In the case of other fingerprint technology, there have been questions raised as to whether or not a bad guy might cut somebody's finger or hand off and just use that much of it to gain access to whatever. Now while I can't imagine an iPhone is worth that kind of thing to ANYbody, once it's hacked (and trust me, it will be), you could REPLACE the fingerprint with your own and gain access to PayPal, banking records, various online store accounts, and who knows what else?

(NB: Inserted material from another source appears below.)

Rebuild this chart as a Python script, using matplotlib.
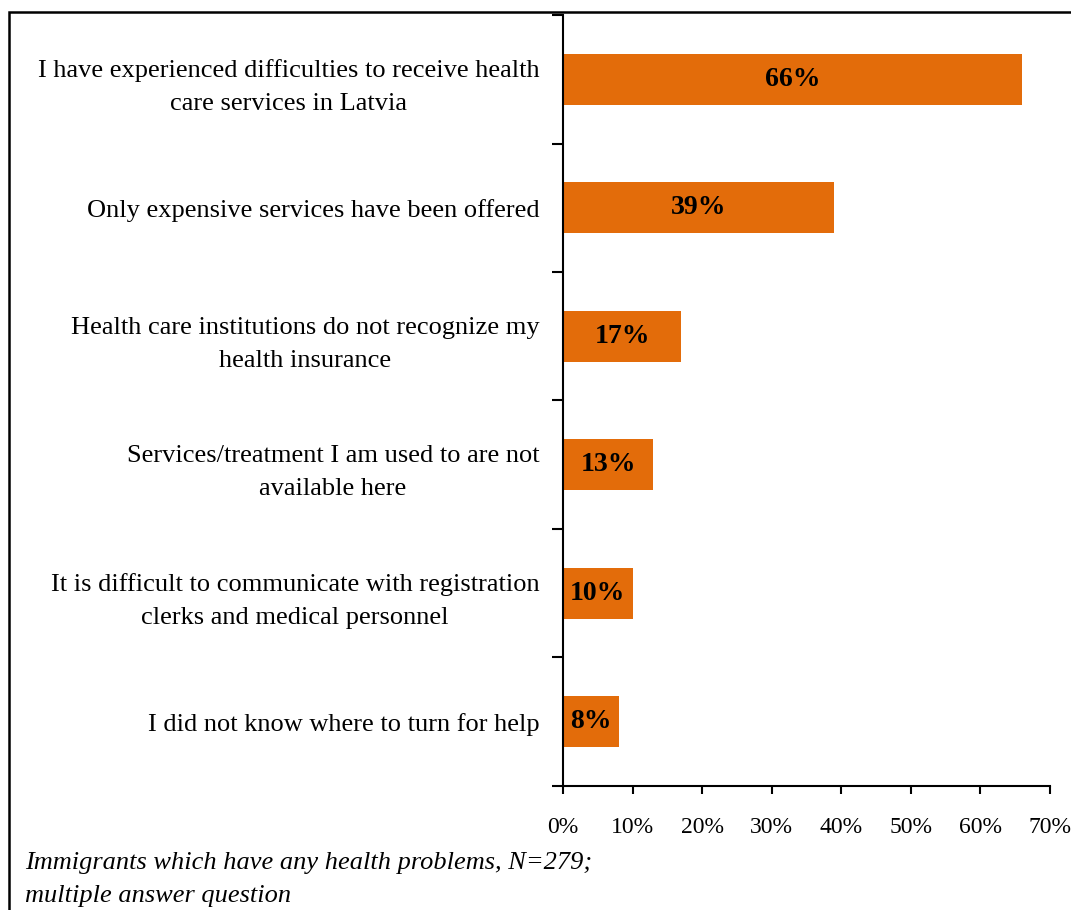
import matplotlib.pyplot as plt
from matplotlib.patches import Rectangle

plt.rcParams['font.family'] = ['Liberation Serif', 'DejaVu Serif']

categories = [
    "I have experienced difficulties to receive health\ncare services in Latvia",
    "Only expensive services have been offered",
    "Health care institutions do not recognize my\nhealth insurance",
    "Services/treatment I am used to are not\navailable here",
    "It is difficult to communicate with registration\nclerks and medical personnel",
    "I did not know where to turn for help",
]
values = [66, 39, 17, 13, 10, 8]
xticks = [0, 10, 20, 30, 40, 50, 60, 70]
bar_color = '#E36C0A'

fig = plt.figure(figsize=(10.71, 9.10), dpi=100)
ax = fig.add_axes([0.5257, 0.1363, 0.4547, 0.8472])

n = len(categories)
ypos = list(range(n))[::-1]
ax.barh(ypos, values, height=0.4, color=bar_color, zorder=2)

for y, v in zip(ypos, values):
    ax.text(v / 2, y, f"{v}%", ha='center', va='center',
            fontsize=20, fontweight='bold', color='black', zorder=3)

ax.set_xlim(0, 70)
ax.set_ylim(-0.5, n - 0.5)
ax.set_xticks(xticks)
ax.set_xticklabels([f"{t}%" for t in xticks], fontsize=17)
ax.tick_params(axis='x', direction='out', length=6, width=1.5, pad=16)

# category labels sit at bar centres, tick marks sit between bars
ax.set_yticks(ypos)
ax.set_yticklabels(categories, fontsize=19, multialignment='center',
                   linespacing=1.65)
ax.tick_params(axis='y', which='major', length=0, pad=17)
ax.set_yticks([i - 0.5 for i in range(n + 1)], minor=True)
ax.tick_params(axis='y', which='minor', direction='out', length=8, width=1.5)

for side in ['top', 'right']:
    ax.spines[side].set_visible(False)
for side in ['left', 'bottom']:
    ax.spines[side].set_linewidth(1.5)

fig.text(0.0233, 0.052, "Immigrants which have any health problems, N=279;",
         fontsize=19, style='italic', ha='left', va='center')
fig.text(0.0233, 0.015, "multiple answer question",
         fontsize=19, style='italic', ha='left', va='center')

# chart frame, running past the right and bottom edges
fig.patches.append(Rectangle((0.0084, -0.05), 1.2, 1.0368,
                             transform=fig.transFigure, fill=False,
                             edgecolor='black', linewidth=1.8, clip_on=False))

fig.savefig('out.png', dpi=100)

As far as I'm concerned, I'd keep using a password I could change as needed. I also never, never, NEVER do banking or transmit credit card data online and most especially never do so wirelessly! No fingerprint or password needed to capture THAT data!

The Big Dog's back

You mean a PRIVATE company does this? Say it ain't so sam.

SamAdams

We've had this conversation before, Big Dog. We both agree that BOTH the government and business are eroding our privacy. It's just that I'm the only one of the two of us who thinks the government invasions are worse because a) they're virtually impossible to opt out of, especially when you don't know about them; b) they're almost ALWAYS involuntary; and c) they can be enforced at gunpoint.

Nemesis

Actually, Sam, a smartphone on a 4G network (as opposed to Wifi) is probably the most secure connection you can make, since it has the strongest encryption.